Your task is to copy the listing exactly. Drop any pictures from the copy.

--------------------------------

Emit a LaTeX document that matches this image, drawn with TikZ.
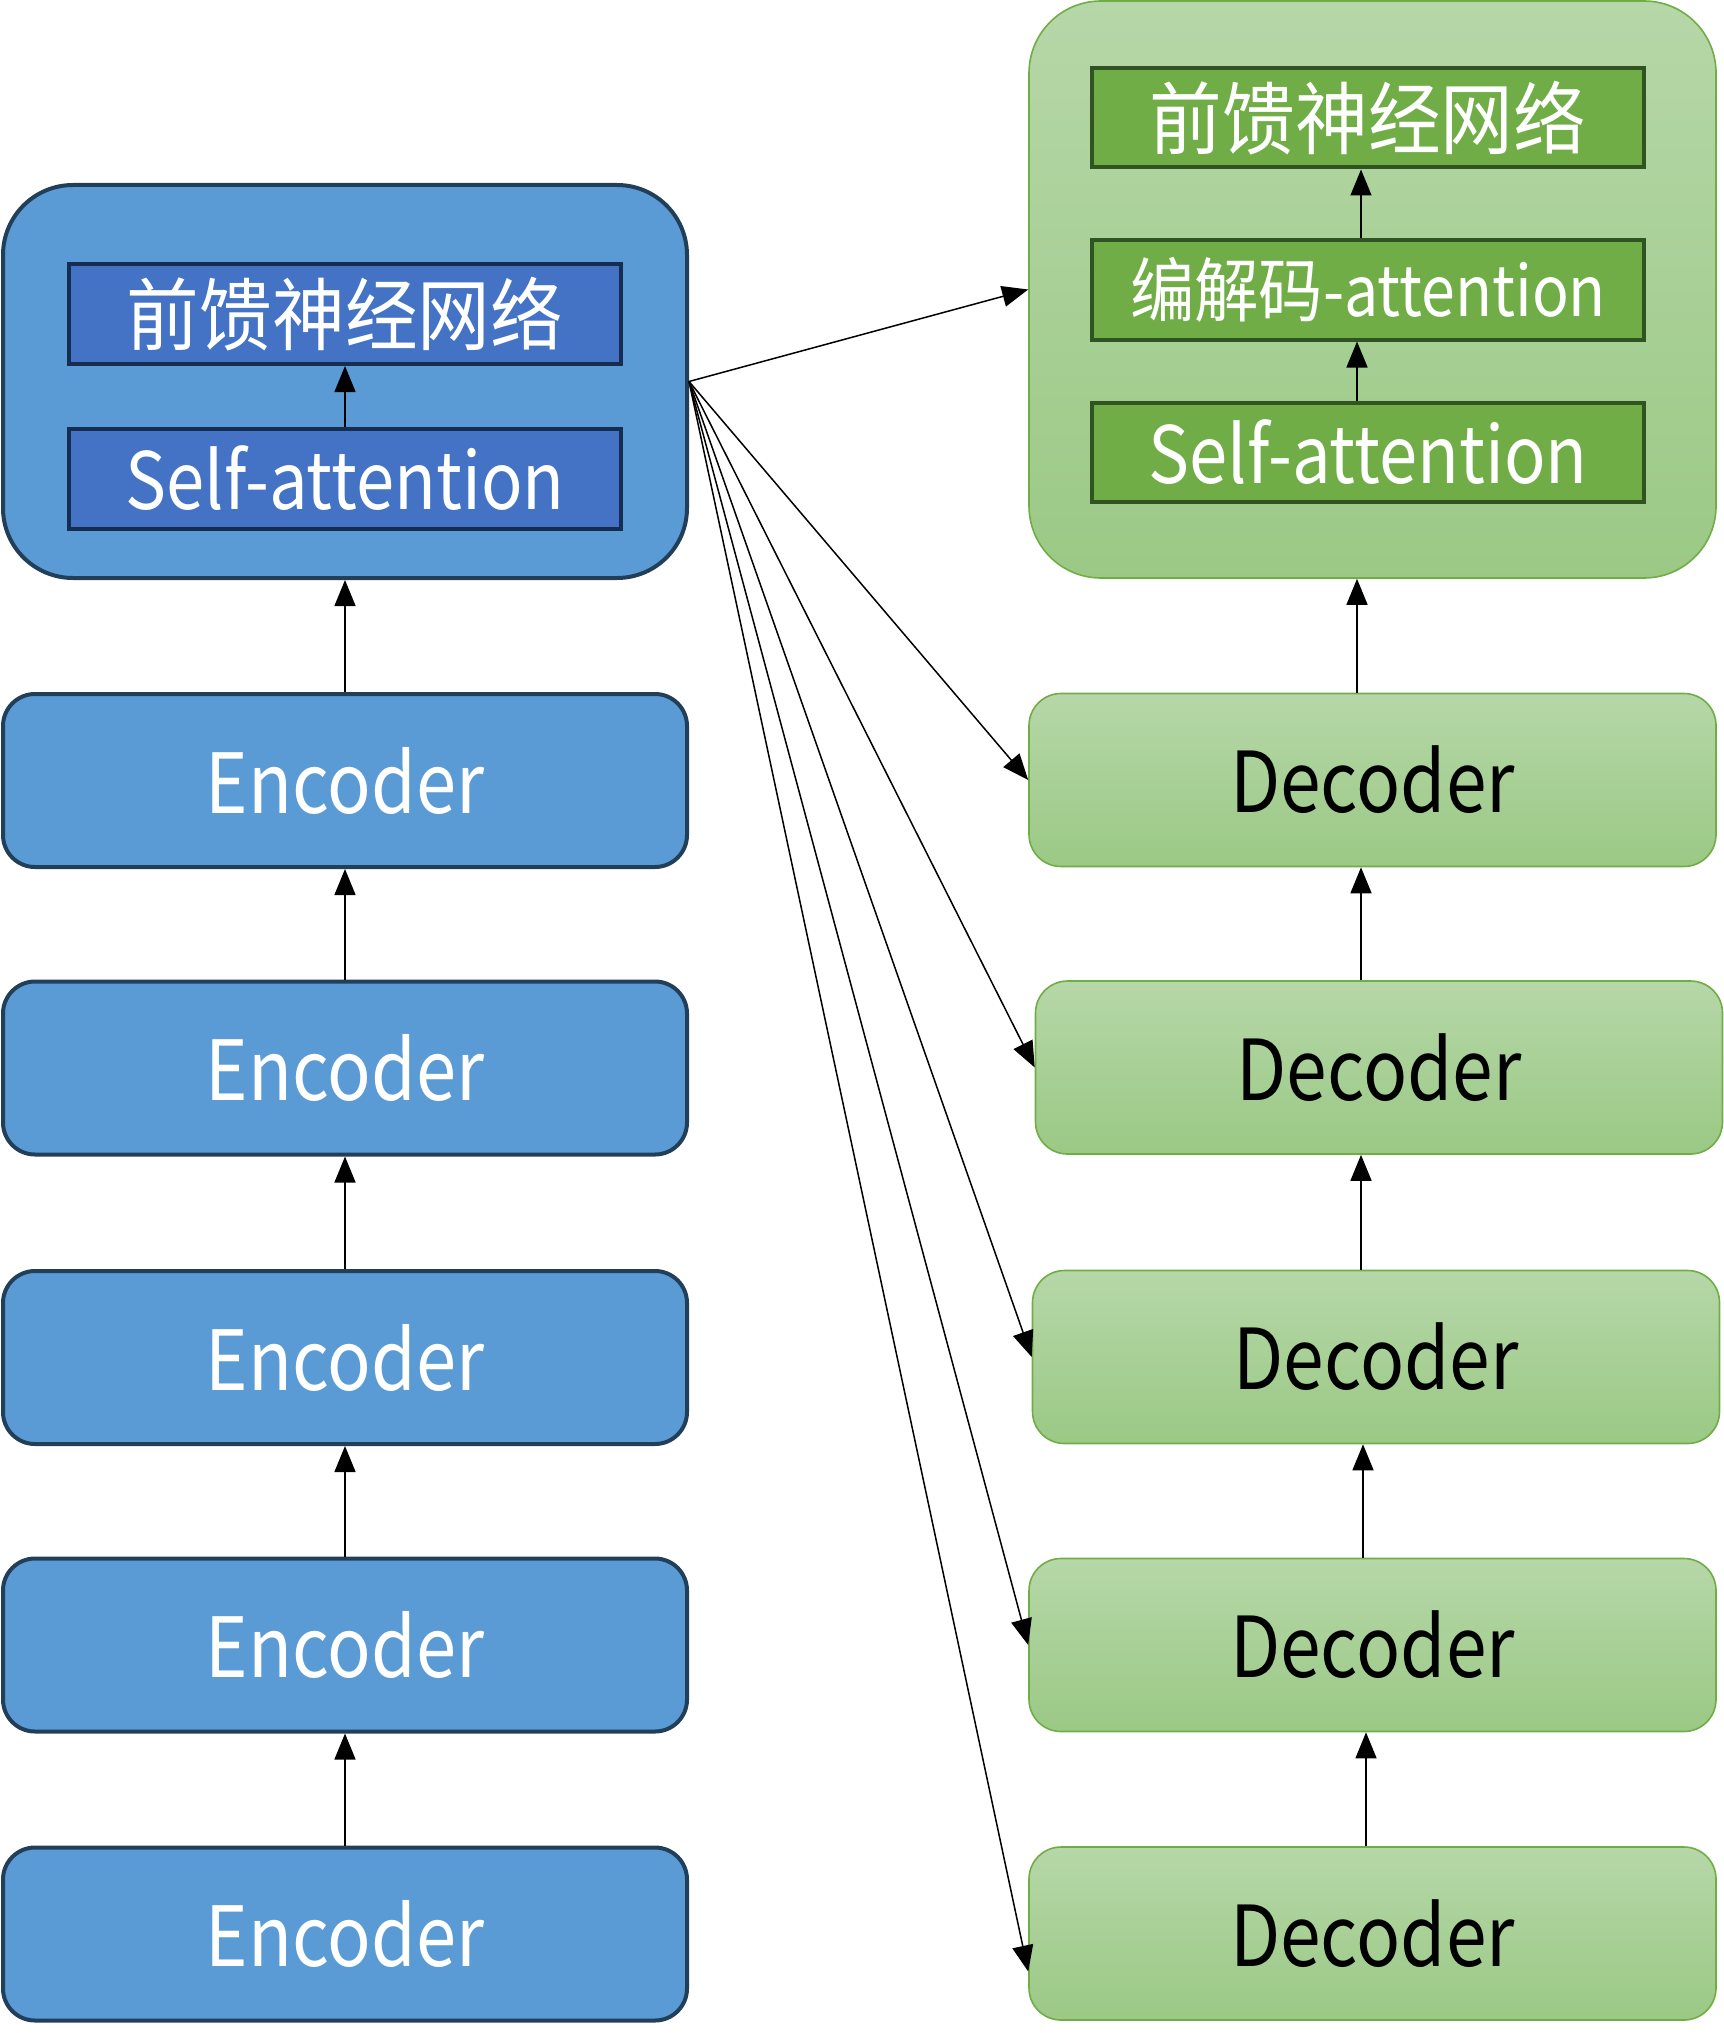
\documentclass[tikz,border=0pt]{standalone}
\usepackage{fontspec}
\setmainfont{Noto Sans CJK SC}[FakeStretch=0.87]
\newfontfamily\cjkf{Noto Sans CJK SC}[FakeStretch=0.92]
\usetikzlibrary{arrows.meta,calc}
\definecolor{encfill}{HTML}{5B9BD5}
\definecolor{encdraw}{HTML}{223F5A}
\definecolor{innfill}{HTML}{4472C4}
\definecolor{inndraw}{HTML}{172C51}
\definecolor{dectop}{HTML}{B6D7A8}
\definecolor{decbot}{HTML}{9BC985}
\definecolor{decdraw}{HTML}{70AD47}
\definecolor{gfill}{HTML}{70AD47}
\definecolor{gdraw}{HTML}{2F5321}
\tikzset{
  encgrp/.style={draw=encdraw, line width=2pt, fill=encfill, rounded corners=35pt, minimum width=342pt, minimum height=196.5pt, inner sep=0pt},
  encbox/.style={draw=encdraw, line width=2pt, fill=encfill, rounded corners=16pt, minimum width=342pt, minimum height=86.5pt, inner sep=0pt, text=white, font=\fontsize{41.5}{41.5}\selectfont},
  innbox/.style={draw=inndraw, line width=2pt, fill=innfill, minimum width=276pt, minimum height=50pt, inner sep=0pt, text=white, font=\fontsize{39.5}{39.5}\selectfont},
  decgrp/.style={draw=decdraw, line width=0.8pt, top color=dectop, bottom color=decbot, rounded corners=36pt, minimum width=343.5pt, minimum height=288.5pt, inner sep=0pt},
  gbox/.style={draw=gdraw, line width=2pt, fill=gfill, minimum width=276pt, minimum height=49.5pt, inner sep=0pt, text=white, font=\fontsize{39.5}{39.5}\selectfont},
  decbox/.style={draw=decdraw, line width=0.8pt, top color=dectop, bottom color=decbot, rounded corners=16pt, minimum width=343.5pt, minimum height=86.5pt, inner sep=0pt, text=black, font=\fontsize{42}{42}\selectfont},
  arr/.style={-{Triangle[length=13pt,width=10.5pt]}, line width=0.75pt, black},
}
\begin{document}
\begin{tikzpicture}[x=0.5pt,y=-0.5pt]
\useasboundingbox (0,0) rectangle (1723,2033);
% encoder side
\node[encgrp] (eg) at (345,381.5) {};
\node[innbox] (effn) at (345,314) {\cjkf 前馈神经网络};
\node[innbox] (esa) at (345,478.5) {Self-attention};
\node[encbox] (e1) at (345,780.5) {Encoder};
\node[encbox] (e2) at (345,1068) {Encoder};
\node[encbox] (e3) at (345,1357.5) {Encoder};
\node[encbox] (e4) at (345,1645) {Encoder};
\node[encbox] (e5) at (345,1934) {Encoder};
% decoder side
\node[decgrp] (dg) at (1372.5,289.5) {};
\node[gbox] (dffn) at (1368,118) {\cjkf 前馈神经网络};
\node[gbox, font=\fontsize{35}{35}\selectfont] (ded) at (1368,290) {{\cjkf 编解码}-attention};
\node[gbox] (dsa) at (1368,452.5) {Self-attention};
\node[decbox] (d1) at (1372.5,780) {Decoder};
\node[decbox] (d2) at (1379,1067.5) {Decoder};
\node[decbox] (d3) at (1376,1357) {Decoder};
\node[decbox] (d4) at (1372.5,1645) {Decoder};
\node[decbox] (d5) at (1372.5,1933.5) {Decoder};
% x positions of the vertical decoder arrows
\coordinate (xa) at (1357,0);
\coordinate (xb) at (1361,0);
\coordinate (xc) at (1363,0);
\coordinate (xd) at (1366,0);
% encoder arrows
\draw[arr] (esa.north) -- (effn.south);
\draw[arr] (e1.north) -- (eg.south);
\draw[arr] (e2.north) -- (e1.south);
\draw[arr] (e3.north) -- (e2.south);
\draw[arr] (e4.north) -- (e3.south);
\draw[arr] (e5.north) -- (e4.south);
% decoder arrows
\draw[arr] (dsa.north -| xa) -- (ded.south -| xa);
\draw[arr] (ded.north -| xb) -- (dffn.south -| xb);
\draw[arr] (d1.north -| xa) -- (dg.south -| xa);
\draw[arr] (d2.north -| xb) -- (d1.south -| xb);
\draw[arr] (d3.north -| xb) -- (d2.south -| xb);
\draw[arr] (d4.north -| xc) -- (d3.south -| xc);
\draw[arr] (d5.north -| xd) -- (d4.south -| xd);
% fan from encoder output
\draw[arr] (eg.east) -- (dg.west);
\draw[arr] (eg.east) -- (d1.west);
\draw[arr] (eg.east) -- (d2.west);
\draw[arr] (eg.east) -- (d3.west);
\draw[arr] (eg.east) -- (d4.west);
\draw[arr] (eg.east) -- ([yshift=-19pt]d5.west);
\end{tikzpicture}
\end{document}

--------------------------------

▸ Answer to the exercise:
Emit a LaTeX document that matches this image, drawn with TikZ.
\documentclass[tikz,border=0pt]{standalone}
\usepackage{fontspec}
\setmainfont{Noto Sans CJK SC}[FakeStretch=0.87]
\newfontfamily\cjkf{Noto Sans CJK SC}[FakeStretch=0.92]
\usetikzlibrary{arrows.meta,calc}
\definecolor{encfill}{HTML}{5B9BD5}
\definecolor{encdraw}{HTML}{223F5A}
\definecolor{innfill}{HTML}{4472C4}
\definecolor{inndraw}{HTML}{172C51}
\definecolor{dectop}{HTML}{B6D7A8}
\definecolor{decbot}{HTML}{9BC985}
\definecolor{decdraw}{HTML}{70AD47}
\definecolor{gfill}{HTML}{70AD47}
\definecolor{gdraw}{HTML}{2F5321}
\tikzset{
  encgrp/.style={draw=encdraw, line width=2pt, fill=encfill, rounded corners=35pt, minimum width=342pt, minimum height=196.5pt, inner sep=0pt},
  encbox/.style={draw=encdraw, line width=2pt, fill=encfill, rounded corners=16pt, minimum width=342pt, minimum height=86.5pt, inner sep=0pt, text=white, font=\fontsize{41.5}{41.5}\selectfont},
  innbox/.style={draw=inndraw, line width=2pt, fill=innfill, minimum width=276pt, minimum height=50pt, inner sep=0pt, text=white, font=\fontsize{39.5}{39.5}\selectfont},
  decgrp/.style={draw=decdraw, line width=0.8pt, top color=dectop, bottom color=decbot, rounded corners=36pt, minimum width=343.5pt, minimum height=288.5pt, inner sep=0pt},
  gbox/.style={draw=gdraw, line width=2pt, fill=gfill, minimum width=276pt, minimum height=49.5pt, inner sep=0pt, text=white, font=\fontsize{39.5}{39.5}\selectfont},
  decbox/.style={draw=decdraw, line width=0.8pt, top color=dectop, bottom color=decbot, rounded corners=16pt, minimum width=343.5pt, minimum height=86.5pt, inner sep=0pt, text=black, font=\fontsize{42}{42}\selectfont},
  arr/.style={-{Triangle[length=13pt,width=10.5pt]}, line width=0.75pt, black},
}
\begin{document}
\begin{tikzpicture}[x=0.5pt,y=-0.5pt]
\useasboundingbox (0,0) rectangle (1723,2033);
% encoder side
\node[encgrp] (eg) at (345,381.5) {};
\node[innbox] (effn) at (345,314) {\cjkf 前馈神经网络};
\node[innbox] (esa) at (345,478.5) {Self-attention};
\node[encbox] (e1) at (345,780.5) {Encoder};
\node[encbox] (e2) at (345,1068) {Encoder};
\node[encbox] (e3) at (345,1357.5) {Encoder};
\node[encbox] (e4) at (345,1645) {Encoder};
\node[encbox] (e5) at (345,1934) {Encoder};
% decoder side
\node[decgrp] (dg) at (1372.5,289.5) {};
\node[gbox] (dffn) at (1368,118) {\cjkf 前馈神经网络};
\node[gbox, font=\fontsize{35}{35}\selectfont] (ded) at (1368,290) {{\cjkf 编解码}-attention};
\node[gbox] (dsa) at (1368,452.5) {Self-attention};
\node[decbox] (d1) at (1372.5,780) {Decoder};
\node[decbox] (d2) at (1379,1067.5) {Decoder};
\node[decbox] (d3) at (1376,1357) {Decoder};
\node[decbox] (d4) at (1372.5,1645) {Decoder};
\node[decbox] (d5) at (1372.5,1933.5) {Decoder};
% x positions of the vertical decoder arrows
\coordinate (xa) at (1357,0);
\coordinate (xb) at (1361,0);
\coordinate (xc) at (1363,0);
\coordinate (xd) at (1366,0);
% encoder arrows
\draw[arr] (esa.north) -- (effn.south);
\draw[arr] (e1.north) -- (eg.south);
\draw[arr] (e2.north) -- (e1.south);
\draw[arr] (e3.north) -- (e2.south);
\draw[arr] (e4.north) -- (e3.south);
\draw[arr] (e5.north) -- (e4.south);
% decoder arrows
\draw[arr] (dsa.north -| xa) -- (ded.south -| xa);
\draw[arr] (ded.north -| xb) -- (dffn.south -| xb);
\draw[arr] (d1.north -| xa) -- (dg.south -| xa);
\draw[arr] (d2.north -| xb) -- (d1.south -| xb);
\draw[arr] (d3.north -| xb) -- (d2.south -| xb);
\draw[arr] (d4.north -| xc) -- (d3.south -| xc);
\draw[arr] (d5.north -| xd) -- (d4.south -| xd);
% fan from encoder output
\draw[arr] (eg.east) -- (dg.west);
\draw[arr] (eg.east) -- (d1.west);
\draw[arr] (eg.east) -- (d2.west);
\draw[arr] (eg.east) -- (d3.west);
\draw[arr] (eg.east) -- (d4.west);
\draw[arr] (eg.east) -- ([yshift=-19pt]d5.west);
\end{tikzpicture}
\end{document}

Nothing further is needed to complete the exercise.